[Items from a data source]

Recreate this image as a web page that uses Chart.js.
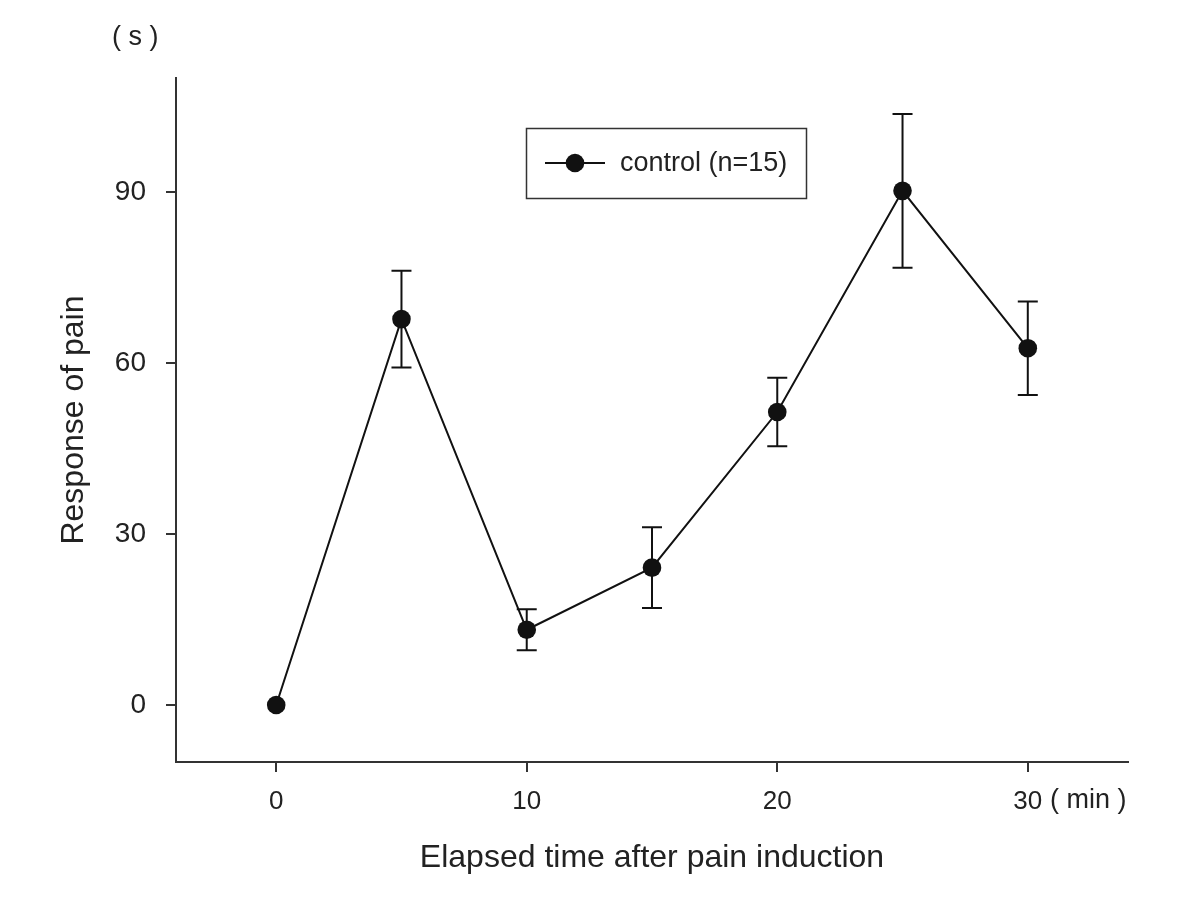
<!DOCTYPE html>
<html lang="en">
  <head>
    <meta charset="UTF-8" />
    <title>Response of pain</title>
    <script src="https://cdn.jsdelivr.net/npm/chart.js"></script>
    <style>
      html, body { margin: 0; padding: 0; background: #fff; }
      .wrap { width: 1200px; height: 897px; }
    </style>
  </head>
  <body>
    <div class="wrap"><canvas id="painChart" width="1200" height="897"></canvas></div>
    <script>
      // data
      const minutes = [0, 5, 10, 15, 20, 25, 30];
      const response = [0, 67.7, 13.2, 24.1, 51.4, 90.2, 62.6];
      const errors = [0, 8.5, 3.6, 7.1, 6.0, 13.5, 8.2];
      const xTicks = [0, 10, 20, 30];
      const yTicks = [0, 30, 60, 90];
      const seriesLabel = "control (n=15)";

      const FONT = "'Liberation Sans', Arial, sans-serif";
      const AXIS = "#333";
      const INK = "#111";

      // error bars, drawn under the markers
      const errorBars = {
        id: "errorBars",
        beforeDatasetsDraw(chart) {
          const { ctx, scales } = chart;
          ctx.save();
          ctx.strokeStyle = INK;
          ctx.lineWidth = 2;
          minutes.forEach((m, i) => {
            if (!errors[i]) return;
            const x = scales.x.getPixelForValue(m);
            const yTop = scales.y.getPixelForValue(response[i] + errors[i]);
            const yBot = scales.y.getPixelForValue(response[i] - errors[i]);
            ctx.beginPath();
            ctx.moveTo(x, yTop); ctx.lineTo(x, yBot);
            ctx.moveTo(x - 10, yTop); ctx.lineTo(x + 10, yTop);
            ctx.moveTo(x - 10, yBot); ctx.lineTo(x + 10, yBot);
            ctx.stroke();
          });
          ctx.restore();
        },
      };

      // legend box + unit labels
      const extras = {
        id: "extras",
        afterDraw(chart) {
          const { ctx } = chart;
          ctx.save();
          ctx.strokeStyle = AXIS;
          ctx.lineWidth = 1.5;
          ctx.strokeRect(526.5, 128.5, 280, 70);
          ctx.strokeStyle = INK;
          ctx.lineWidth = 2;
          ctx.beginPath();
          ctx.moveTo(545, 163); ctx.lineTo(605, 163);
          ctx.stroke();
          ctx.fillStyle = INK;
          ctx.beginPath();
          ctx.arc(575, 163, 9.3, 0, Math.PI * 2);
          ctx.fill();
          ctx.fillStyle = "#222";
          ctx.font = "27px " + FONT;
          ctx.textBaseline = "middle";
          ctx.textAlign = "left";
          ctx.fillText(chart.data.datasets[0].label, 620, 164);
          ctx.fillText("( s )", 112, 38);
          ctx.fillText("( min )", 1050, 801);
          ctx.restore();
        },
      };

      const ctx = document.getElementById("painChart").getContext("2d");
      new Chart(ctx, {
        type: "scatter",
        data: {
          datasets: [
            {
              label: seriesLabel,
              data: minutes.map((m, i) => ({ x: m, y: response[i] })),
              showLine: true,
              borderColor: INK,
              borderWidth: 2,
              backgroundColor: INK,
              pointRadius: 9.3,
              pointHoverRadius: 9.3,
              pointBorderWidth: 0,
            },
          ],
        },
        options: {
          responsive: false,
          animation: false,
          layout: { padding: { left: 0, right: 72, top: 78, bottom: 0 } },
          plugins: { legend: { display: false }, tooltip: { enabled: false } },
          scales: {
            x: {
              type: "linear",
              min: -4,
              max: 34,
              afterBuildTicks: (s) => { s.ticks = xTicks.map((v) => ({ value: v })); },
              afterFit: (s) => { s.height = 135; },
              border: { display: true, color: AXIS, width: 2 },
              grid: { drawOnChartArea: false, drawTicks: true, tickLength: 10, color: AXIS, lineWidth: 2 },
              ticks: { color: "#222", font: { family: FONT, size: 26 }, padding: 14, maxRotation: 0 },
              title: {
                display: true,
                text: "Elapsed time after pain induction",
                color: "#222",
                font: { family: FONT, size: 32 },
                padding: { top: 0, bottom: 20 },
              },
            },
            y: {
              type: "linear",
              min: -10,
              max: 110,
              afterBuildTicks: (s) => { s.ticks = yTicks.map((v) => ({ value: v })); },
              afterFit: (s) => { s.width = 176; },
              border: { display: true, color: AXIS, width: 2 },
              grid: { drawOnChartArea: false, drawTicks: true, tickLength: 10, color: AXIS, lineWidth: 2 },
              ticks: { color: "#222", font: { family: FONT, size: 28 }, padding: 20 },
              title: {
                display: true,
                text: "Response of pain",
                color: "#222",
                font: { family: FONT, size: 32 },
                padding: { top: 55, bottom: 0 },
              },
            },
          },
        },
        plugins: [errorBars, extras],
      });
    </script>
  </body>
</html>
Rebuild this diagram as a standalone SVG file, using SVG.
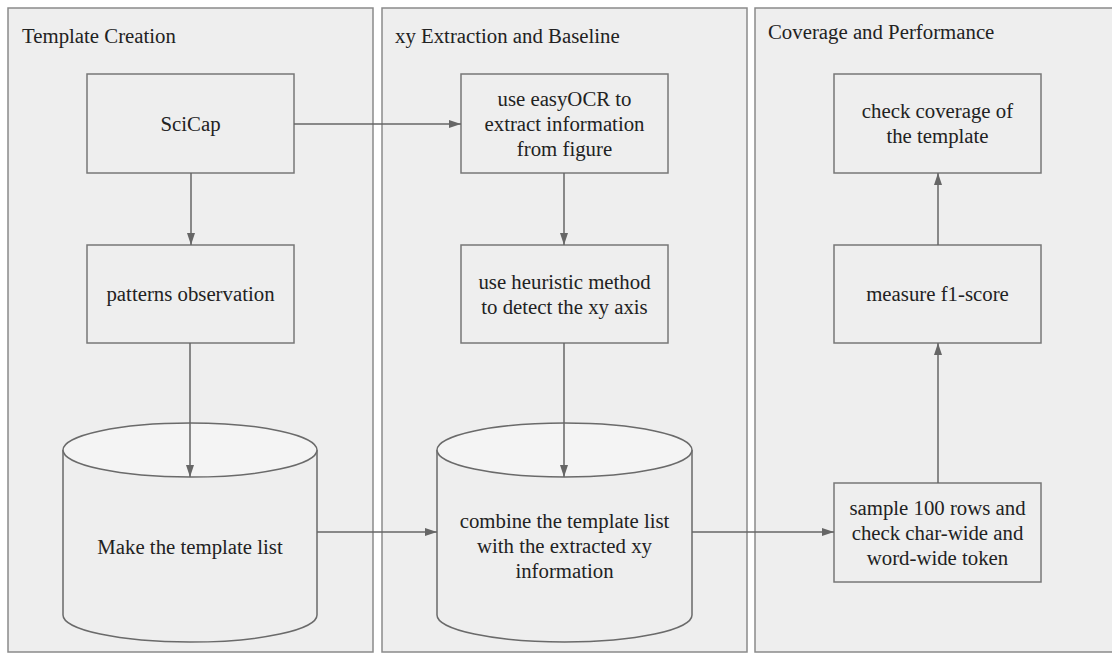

## REQUIREMENTS
Pictures are excluded; copy all other data exactly as shown.

## ANSWER TO THIS TASK
Recreate this image as a web page that uses Chart.js.
<!DOCTYPE html>
<html lang="en">
  <head>
    <meta charset="UTF-8" />
    <title>Response of pain</title>
    <script src="https://cdn.jsdelivr.net/npm/chart.js"></script>
    <style>
      html, body { margin: 0; padding: 0; background: #fff; }
      .wrap { width: 1200px; height: 897px; }
    </style>
  </head>
  <body>
    <div class="wrap"><canvas id="painChart" width="1200" height="897"></canvas></div>
    <script>
      // data
      const minutes = [0, 5, 10, 15, 20, 25, 30];
      const response = [0, 67.7, 13.2, 24.1, 51.4, 90.2, 62.6];
      const errors = [0, 8.5, 3.6, 7.1, 6.0, 13.5, 8.2];
      const xTicks = [0, 10, 20, 30];
      const yTicks = [0, 30, 60, 90];
      const seriesLabel = "control (n=15)";

      const FONT = "'Liberation Sans', Arial, sans-serif";
      const AXIS = "#333";
      const INK = "#111";

      // error bars, drawn under the markers
      const errorBars = {
        id: "errorBars",
        beforeDatasetsDraw(chart) {
          const { ctx, scales } = chart;
          ctx.save();
          ctx.strokeStyle = INK;
          ctx.lineWidth = 2;
          minutes.forEach((m, i) => {
            if (!errors[i]) return;
            const x = scales.x.getPixelForValue(m);
            const yTop = scales.y.getPixelForValue(response[i] + errors[i]);
            const yBot = scales.y.getPixelForValue(response[i] - errors[i]);
            ctx.beginPath();
            ctx.moveTo(x, yTop); ctx.lineTo(x, yBot);
            ctx.moveTo(x - 10, yTop); ctx.lineTo(x + 10, yTop);
            ctx.moveTo(x - 10, yBot); ctx.lineTo(x + 10, yBot);
            ctx.stroke();
          });
          ctx.restore();
        },
      };

      // legend box + unit labels
      const extras = {
        id: "extras",
        afterDraw(chart) {
          const { ctx } = chart;
          ctx.save();
          ctx.strokeStyle = AXIS;
          ctx.lineWidth = 1.5;
          ctx.strokeRect(526.5, 128.5, 280, 70);
          ctx.strokeStyle = INK;
          ctx.lineWidth = 2;
          ctx.beginPath();
          ctx.moveTo(545, 163); ctx.lineTo(605, 163);
          ctx.stroke();
          ctx.fillStyle = INK;
          ctx.beginPath();
          ctx.arc(575, 163, 9.3, 0, Math.PI * 2);
          ctx.fill();
          ctx.fillStyle = "#222";
          ctx.font = "27px " + FONT;
          ctx.textBaseline = "middle";
          ctx.textAlign = "left";
          ctx.fillText(chart.data.datasets[0].label, 620, 164);
          ctx.fillText("( s )", 112, 38);
          ctx.fillText("( min )", 1050, 801);
          ctx.restore();
        },
      };

      const ctx = document.getElementById("painChart").getContext("2d");
      new Chart(ctx, {
        type: "scatter",
        data: {
          datasets: [
            {
              label: seriesLabel,
              data: minutes.map((m, i) => ({ x: m, y: response[i] })),
              showLine: true,
              borderColor: INK,
              borderWidth: 2,
              backgroundColor: INK,
              pointRadius: 9.3,
              pointHoverRadius: 9.3,
              pointBorderWidth: 0,
            },
          ],
        },
        options: {
          responsive: false,
          animation: false,
          layout: { padding: { left: 0, right: 72, top: 78, bottom: 0 } },
          plugins: { legend: { display: false }, tooltip: { enabled: false } },
          scales: {
            x: {
              type: "linear",
              min: -4,
              max: 34,
              afterBuildTicks: (s) => { s.ticks = xTicks.map((v) => ({ value: v })); },
              afterFit: (s) => { s.height = 135; },
              border: { display: true, color: AXIS, width: 2 },
              grid: { drawOnChartArea: false, drawTicks: true, tickLength: 10, color: AXIS, lineWidth: 2 },
              ticks: { color: "#222", font: { family: FONT, size: 26 }, padding: 14, maxRotation: 0 },
              title: {
                display: true,
                text: "Elapsed time after pain induction",
                color: "#222",
                font: { family: FONT, size: 32 },
                padding: { top: 0, bottom: 20 },
              },
            },
            y: {
              type: "linear",
              min: -10,
              max: 110,
              afterBuildTicks: (s) => { s.ticks = yTicks.map((v) => ({ value: v })); },
              afterFit: (s) => { s.width = 176; },
              border: { display: true, color: AXIS, width: 2 },
              grid: { drawOnChartArea: false, drawTicks: true, tickLength: 10, color: AXIS, lineWidth: 2 },
              ticks: { color: "#222", font: { family: FONT, size: 28 }, padding: 20 },
              title: {
                display: true,
                text: "Response of pain",
                color: "#222",
                font: { family: FONT, size: 32 },
                padding: { top: 55, bottom: 0 },
              },
            },
          },
        },
        plugins: [errorBars, extras],
      });
    </script>
  </body>
</html>
Rebuild this diagram as a standalone SVG file, using SVG.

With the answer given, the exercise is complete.